Clients like Google and Omidyar want to "use the market to do good things," Adler says.
Interest in microfinancing comes after frustration with "venture philanthropy," which enjoyed a heyday during the 1990s technology boom. Entrepreneurs awash in new money believed that the principles of venture capitalism could be transplanted to grow charitable causes. The instigators of this revolution grew frustrated when they faced the stark reality of measuring results in ventures that seek to achieve social goods -- a far more complicated process than merely crunching numbers.
"Things become very faddish," says Allen Grossman, a Harvard Business School professor who co-authored "Virtuous Capital: What Foundations Can Learn From Venture Capitalists," a March 1997 article in the Harvard Business Review that is credited with spawning the revolution. "Everyone was talking about it, everyone was embracing it as the next flavor of the month."
But there was more hot air than action, as revealed by a 2002 survey by Venture Philanthropy Partners, a Washington, D.C., foundation that supports programs for children. Founded in 2000 by Mario Morino, a software pioneer, VPP raised a $30 million fund. But VPP's survey found only 42 venture-philanthropy organizations in 2001, making grants totaling about $50 million -- less than .02 percent of all grants that year. Organizations that monitor charitable giving, such as the annual Giving USA report, don't track venture philanthropy because the term is so amorphous.

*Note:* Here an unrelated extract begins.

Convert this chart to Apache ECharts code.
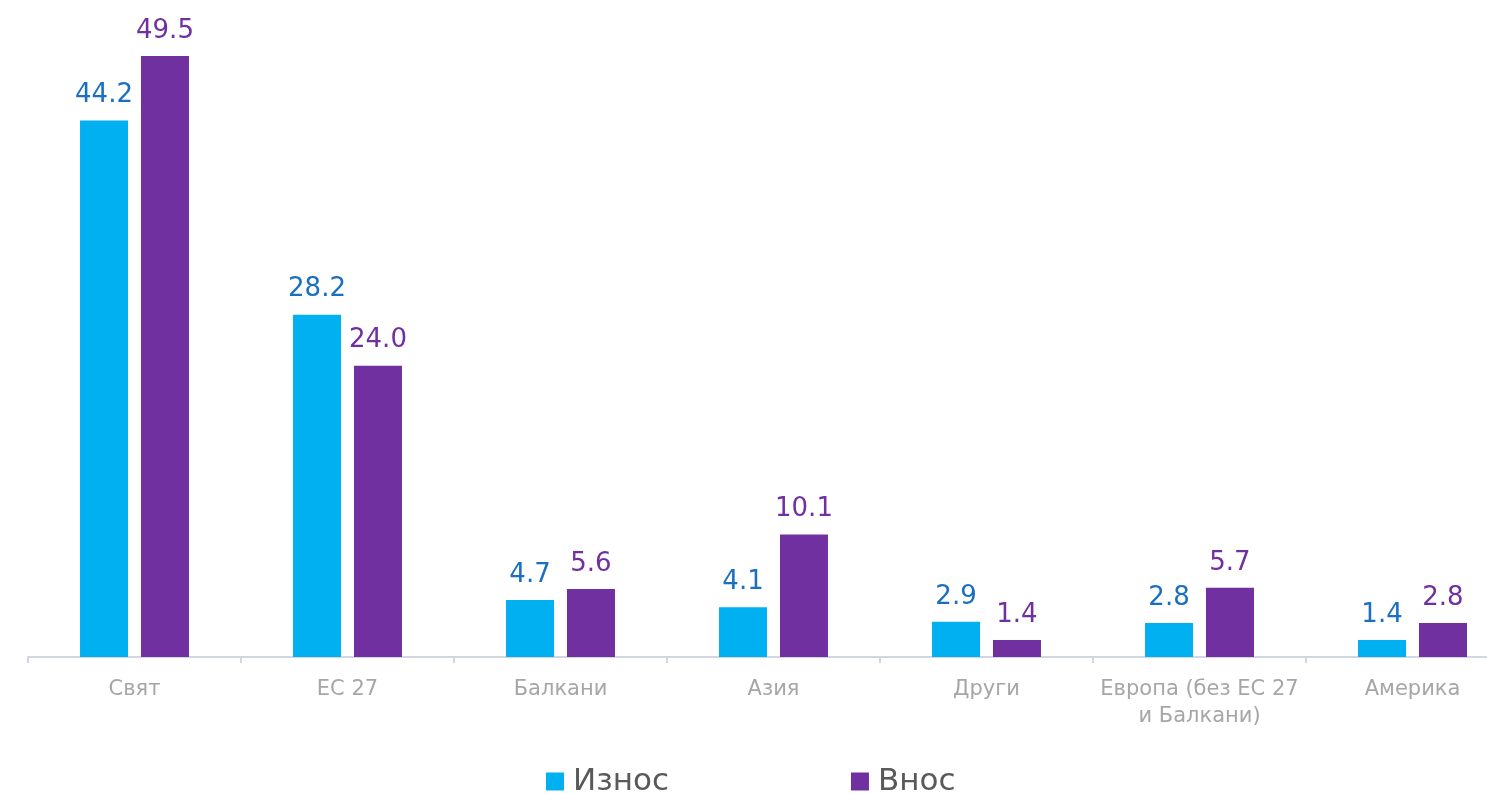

Today, the term "venture philanthropy" is sniffed at as a fad -- but it's one with an afterlife. Just as the Atkins diet dealt a lasting blow to carbs and the Cosmopolitan fueled a legion of straight-up cocktails, the tenets of venture philanthropy have lasting power -- suggesting that even if microfinancing isn't the next hot trend in philanthropy, it too may have some long-term impact.
The world of charitable giving now embraces venture philanthropy's hands-on management and benchmarking of performance. And Grossman notes, "the dialogue has shifted considerably." Foundations today are less concerned with the program or ideology of their grantee -- often called an "investee" in the semantics of venture philanthropy -- and more focused on how they can encourage nonprofits to scale up their operations to meet their potential.
Phil Buchanan, executive director of the Center for Effective Philanthropy in Cambridge, Mass., is not a fan of applying business analogies to the nonprofit world. "They are often more alluring in concept than they are functional in reality," he says. But CEP's survey of 30,000 grantees of 100 foundations during the last three years showed that most new foundations have opted for the basic venture philanthropy model of high engagement, strategic planning and measuring performance by a matrix.
Could charitable microfinancing have even greater reach?
Mark Kramer of the Foundation Strategy Group in Boston has long been a critic of venture philanthropy. But, he declares, the use of for-profit investments, such as microfinance, for social good is "tremendously powerful and influential, and long overdue: Commercial solutions are much more sustainable."
Google's founders certainly have aimed high: The company's founders put their commitment to philanthropy into the prospectus of Google's widely popular initial public offering in August 2004 and declared that they hoped their charitable mission "will eclipse Google itself in overall world impact."